REQUIRED TASK ▸
From the entries below, gather each line containing the word "this".

(Records)
* * * * * * * * *
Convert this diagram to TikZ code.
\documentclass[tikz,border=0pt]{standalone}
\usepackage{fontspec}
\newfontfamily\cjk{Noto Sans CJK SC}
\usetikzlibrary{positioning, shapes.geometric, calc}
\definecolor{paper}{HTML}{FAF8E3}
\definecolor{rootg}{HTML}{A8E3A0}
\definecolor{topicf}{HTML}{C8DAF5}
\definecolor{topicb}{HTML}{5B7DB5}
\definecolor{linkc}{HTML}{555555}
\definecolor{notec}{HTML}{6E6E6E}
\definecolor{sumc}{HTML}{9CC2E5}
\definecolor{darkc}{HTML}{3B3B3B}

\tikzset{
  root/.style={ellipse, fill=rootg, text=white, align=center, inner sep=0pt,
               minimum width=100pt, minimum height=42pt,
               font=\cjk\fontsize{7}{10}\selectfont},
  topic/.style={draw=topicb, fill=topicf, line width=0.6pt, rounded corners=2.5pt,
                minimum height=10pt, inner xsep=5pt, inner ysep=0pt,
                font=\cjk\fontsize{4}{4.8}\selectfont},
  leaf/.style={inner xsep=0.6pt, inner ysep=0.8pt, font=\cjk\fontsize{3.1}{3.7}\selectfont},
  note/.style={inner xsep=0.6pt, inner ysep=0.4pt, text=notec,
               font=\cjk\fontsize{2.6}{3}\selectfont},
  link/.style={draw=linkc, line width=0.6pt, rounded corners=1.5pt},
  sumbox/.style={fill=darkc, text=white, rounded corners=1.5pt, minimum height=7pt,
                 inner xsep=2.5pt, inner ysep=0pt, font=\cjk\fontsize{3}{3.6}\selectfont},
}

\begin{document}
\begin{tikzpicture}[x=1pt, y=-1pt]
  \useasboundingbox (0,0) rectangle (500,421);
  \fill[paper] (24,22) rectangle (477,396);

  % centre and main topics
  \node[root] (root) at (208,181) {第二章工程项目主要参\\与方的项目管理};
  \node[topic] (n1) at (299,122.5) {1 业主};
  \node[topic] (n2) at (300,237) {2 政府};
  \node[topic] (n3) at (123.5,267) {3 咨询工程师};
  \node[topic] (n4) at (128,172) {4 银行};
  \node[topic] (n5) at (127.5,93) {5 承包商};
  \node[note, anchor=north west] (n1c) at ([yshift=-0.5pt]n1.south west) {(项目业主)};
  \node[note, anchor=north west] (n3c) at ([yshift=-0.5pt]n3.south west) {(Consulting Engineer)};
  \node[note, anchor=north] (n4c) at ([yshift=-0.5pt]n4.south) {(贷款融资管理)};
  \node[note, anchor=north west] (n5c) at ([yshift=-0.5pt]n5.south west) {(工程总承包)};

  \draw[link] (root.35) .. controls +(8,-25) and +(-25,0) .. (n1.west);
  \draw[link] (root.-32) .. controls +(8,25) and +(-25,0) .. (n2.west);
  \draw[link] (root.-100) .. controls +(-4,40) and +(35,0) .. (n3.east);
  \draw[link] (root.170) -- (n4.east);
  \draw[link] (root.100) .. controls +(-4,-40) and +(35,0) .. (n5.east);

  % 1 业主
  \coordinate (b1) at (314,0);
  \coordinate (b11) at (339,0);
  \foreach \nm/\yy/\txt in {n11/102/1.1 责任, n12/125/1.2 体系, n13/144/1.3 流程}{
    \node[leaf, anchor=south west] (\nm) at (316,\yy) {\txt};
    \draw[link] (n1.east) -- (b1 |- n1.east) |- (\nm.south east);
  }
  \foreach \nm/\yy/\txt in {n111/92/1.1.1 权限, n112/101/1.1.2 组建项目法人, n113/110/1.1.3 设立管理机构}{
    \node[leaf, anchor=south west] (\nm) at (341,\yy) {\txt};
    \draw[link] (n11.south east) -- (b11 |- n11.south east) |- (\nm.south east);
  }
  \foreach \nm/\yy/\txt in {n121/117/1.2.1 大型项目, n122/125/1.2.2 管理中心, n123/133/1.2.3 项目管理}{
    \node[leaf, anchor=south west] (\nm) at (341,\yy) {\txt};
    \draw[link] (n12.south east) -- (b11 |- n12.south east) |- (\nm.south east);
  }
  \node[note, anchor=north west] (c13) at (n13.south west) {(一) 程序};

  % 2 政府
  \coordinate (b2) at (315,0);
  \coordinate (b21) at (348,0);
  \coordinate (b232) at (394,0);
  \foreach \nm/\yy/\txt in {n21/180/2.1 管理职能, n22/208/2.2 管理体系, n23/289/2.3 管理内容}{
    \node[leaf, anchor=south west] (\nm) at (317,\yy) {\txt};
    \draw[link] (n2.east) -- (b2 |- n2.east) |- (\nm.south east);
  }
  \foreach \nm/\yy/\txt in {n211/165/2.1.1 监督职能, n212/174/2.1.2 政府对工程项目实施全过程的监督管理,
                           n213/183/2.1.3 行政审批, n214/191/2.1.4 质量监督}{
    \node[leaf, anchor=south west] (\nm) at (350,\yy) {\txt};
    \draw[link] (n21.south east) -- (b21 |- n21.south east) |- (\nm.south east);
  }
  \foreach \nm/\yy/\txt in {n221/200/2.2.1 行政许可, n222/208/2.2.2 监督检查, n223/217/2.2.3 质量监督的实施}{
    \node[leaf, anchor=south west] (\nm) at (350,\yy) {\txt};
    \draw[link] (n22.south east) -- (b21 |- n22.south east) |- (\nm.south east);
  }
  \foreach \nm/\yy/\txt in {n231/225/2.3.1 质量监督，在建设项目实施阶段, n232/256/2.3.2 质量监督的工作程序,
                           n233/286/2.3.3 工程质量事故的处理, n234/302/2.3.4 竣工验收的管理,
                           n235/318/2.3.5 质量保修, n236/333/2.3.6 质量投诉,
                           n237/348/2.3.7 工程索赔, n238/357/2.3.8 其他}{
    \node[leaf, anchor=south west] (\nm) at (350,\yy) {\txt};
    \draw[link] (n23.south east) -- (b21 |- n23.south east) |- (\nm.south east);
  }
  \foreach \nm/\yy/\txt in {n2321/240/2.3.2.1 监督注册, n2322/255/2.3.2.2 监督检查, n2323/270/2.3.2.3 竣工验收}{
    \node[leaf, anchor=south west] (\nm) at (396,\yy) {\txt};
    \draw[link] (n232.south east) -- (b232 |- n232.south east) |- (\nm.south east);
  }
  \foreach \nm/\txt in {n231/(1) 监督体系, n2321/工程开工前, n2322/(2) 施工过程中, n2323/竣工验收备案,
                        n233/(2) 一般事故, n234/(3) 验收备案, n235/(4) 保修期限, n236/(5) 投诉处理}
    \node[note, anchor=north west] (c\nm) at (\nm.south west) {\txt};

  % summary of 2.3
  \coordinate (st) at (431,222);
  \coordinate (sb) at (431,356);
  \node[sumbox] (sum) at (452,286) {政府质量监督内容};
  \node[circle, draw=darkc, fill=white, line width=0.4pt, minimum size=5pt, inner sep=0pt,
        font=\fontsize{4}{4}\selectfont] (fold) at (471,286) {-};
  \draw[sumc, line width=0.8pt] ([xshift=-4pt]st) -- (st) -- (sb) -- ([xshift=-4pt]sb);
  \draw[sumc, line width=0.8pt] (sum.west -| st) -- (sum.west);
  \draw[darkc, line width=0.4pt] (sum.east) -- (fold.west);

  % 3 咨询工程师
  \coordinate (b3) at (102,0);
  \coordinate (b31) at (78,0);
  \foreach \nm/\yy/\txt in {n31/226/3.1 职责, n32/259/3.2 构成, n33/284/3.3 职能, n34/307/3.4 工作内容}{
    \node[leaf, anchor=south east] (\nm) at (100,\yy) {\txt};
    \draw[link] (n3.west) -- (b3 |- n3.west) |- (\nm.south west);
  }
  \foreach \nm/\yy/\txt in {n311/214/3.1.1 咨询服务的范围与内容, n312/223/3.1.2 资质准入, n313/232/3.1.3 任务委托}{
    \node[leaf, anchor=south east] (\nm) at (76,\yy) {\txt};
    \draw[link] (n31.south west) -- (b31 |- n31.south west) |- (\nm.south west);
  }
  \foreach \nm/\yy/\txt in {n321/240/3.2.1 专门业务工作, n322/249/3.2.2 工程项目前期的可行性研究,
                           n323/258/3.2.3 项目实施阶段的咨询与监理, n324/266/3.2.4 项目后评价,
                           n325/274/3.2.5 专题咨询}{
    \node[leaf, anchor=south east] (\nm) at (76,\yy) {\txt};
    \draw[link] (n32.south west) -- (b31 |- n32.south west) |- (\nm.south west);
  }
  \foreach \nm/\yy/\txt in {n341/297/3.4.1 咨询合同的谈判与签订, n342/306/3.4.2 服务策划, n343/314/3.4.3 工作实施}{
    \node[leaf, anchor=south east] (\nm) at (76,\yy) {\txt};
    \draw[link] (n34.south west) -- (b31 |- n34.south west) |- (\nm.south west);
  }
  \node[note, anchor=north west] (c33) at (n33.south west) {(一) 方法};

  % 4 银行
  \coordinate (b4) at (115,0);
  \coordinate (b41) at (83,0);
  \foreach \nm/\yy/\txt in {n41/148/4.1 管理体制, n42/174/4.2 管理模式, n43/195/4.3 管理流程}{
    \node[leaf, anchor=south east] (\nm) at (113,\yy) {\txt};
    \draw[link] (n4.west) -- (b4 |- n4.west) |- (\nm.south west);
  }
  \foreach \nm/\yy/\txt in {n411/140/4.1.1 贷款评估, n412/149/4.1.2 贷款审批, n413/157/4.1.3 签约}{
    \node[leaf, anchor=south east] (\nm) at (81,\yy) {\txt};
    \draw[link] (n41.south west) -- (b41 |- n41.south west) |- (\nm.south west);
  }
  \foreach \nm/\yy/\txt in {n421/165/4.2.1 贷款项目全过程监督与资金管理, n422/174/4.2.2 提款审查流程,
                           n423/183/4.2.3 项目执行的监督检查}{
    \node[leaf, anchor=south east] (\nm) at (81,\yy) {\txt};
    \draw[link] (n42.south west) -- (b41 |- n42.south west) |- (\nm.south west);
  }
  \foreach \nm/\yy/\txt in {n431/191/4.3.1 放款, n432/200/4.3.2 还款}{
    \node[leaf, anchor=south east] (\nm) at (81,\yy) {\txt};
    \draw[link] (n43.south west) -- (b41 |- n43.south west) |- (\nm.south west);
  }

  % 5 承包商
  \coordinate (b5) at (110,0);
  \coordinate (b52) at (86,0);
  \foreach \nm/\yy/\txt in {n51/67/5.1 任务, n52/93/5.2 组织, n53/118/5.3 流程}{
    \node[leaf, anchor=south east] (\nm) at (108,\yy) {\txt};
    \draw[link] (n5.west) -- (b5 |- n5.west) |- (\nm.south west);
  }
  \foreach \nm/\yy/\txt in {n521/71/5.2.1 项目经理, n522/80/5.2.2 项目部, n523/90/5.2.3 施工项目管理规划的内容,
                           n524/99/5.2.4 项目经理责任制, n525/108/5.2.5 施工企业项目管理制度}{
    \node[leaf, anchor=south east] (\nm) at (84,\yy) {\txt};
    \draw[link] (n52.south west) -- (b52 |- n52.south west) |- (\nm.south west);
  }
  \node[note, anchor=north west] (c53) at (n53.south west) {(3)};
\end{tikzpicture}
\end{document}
* * * * * * * * *
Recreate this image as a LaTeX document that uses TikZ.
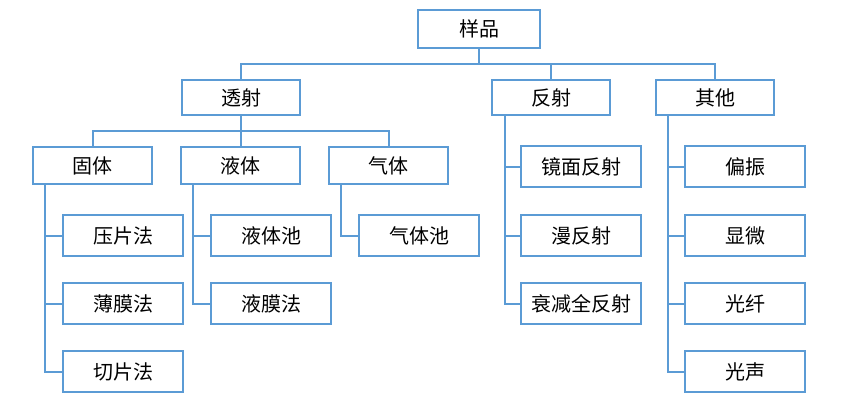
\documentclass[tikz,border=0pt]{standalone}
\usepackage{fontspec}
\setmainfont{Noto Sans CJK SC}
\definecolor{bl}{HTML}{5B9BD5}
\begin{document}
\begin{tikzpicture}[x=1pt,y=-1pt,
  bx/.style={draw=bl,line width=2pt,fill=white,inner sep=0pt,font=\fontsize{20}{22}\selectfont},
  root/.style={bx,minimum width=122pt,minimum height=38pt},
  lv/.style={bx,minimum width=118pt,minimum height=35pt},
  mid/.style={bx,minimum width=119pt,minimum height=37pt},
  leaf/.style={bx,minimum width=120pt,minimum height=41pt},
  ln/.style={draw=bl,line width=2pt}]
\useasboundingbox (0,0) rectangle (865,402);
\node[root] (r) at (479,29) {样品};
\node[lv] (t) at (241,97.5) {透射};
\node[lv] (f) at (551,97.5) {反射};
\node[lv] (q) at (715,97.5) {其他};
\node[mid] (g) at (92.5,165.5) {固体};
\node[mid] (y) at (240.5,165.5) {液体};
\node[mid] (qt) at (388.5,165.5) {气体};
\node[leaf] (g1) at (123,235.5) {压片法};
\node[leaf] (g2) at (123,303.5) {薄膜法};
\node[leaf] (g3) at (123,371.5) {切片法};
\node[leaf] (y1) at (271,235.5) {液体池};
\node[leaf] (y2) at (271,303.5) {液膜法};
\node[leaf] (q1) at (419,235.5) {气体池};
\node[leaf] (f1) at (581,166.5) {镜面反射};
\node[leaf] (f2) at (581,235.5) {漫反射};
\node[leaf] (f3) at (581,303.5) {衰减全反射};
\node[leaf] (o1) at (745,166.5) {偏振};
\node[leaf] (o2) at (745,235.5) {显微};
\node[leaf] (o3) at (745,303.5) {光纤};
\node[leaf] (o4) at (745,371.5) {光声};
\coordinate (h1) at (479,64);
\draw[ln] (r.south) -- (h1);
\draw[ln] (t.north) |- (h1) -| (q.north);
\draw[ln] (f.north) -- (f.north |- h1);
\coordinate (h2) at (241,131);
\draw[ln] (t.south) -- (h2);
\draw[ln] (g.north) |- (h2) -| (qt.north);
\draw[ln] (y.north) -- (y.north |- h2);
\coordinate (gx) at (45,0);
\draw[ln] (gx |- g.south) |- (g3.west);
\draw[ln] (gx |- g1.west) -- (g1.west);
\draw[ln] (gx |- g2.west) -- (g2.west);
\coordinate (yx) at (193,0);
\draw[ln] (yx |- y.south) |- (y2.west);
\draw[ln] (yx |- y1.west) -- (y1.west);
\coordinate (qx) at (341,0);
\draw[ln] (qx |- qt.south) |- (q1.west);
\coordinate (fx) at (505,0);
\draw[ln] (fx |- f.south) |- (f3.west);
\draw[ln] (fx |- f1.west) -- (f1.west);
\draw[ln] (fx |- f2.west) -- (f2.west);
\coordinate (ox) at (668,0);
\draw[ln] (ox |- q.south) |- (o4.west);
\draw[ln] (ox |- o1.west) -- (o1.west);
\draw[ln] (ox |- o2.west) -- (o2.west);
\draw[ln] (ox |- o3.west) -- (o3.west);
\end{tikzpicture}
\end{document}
* * * * * * * * *
RESPONSE ▸
Convert this diagram to TikZ code.
Recreate this image as a LaTeX document that uses TikZ.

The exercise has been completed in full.